- Interactive map of Nong Doen
- Coordinates: 18°19′06″N 103°58′00″E﻿ / ﻿18.3182°N 103.9668°E
- Country: Thailand
- Province: Bueng Kan
- Amphoe: Bung Khla

Population (2020)
- • Total: 3,797
- Time zone: UTC+7 (TST)
- Postal code: 38000
- TIS 1099: 380802

= Nong Doen =

Nong Doen (หนองเดิ่น) is a tambon (subdistrict) of Bung Khla District, in Bueng Kan Province, Thailand.

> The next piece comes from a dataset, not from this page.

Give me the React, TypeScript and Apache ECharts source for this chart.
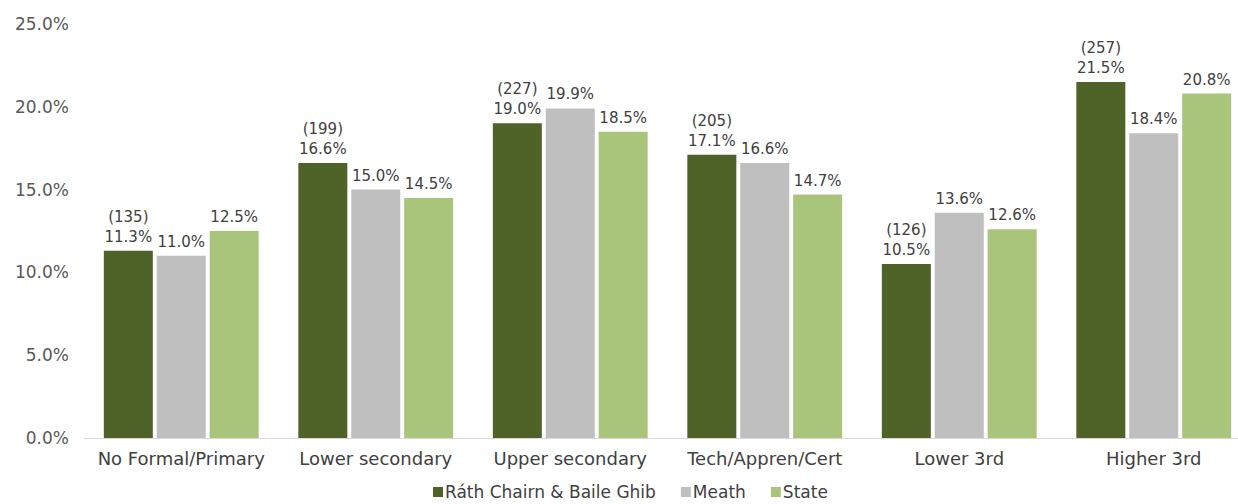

In 2020 it had a total population of 3,797 people.

==Administration==

===Central administration===
The tambon is subdivided into 7 administrative villages (muban).

| No. | Name | Thai |
|---|---|---|
| 01. | Ban Nong Doen Tha | บ้านหนองเดิ่นท่า |
| 02. | Ban Nong Doen Nuea | บ้านหนองเดิ่นเหนือ |
| 03. | Ban Nong Doen Thung | บ้านหนองเดิ่นทุ่ง |
| 04. | Ban Nong Khan Kha | บ้านหนองคังคา |
| 05. | Ban Huai Lep Mue | บ้านห้วยเล็บมือ |
| 06. | Ban Phu Sawat | บ้านภูสวาท |
| 07. | Ban Thep Mi Chai | บ้านเทพมีชัย |

===Local administration===
The whole area of the subdistrict is covered by the subdistrict administrative organization (SAO) Nong Doen (องค์การบริหารส่วนตำบลหนองเดิ่น).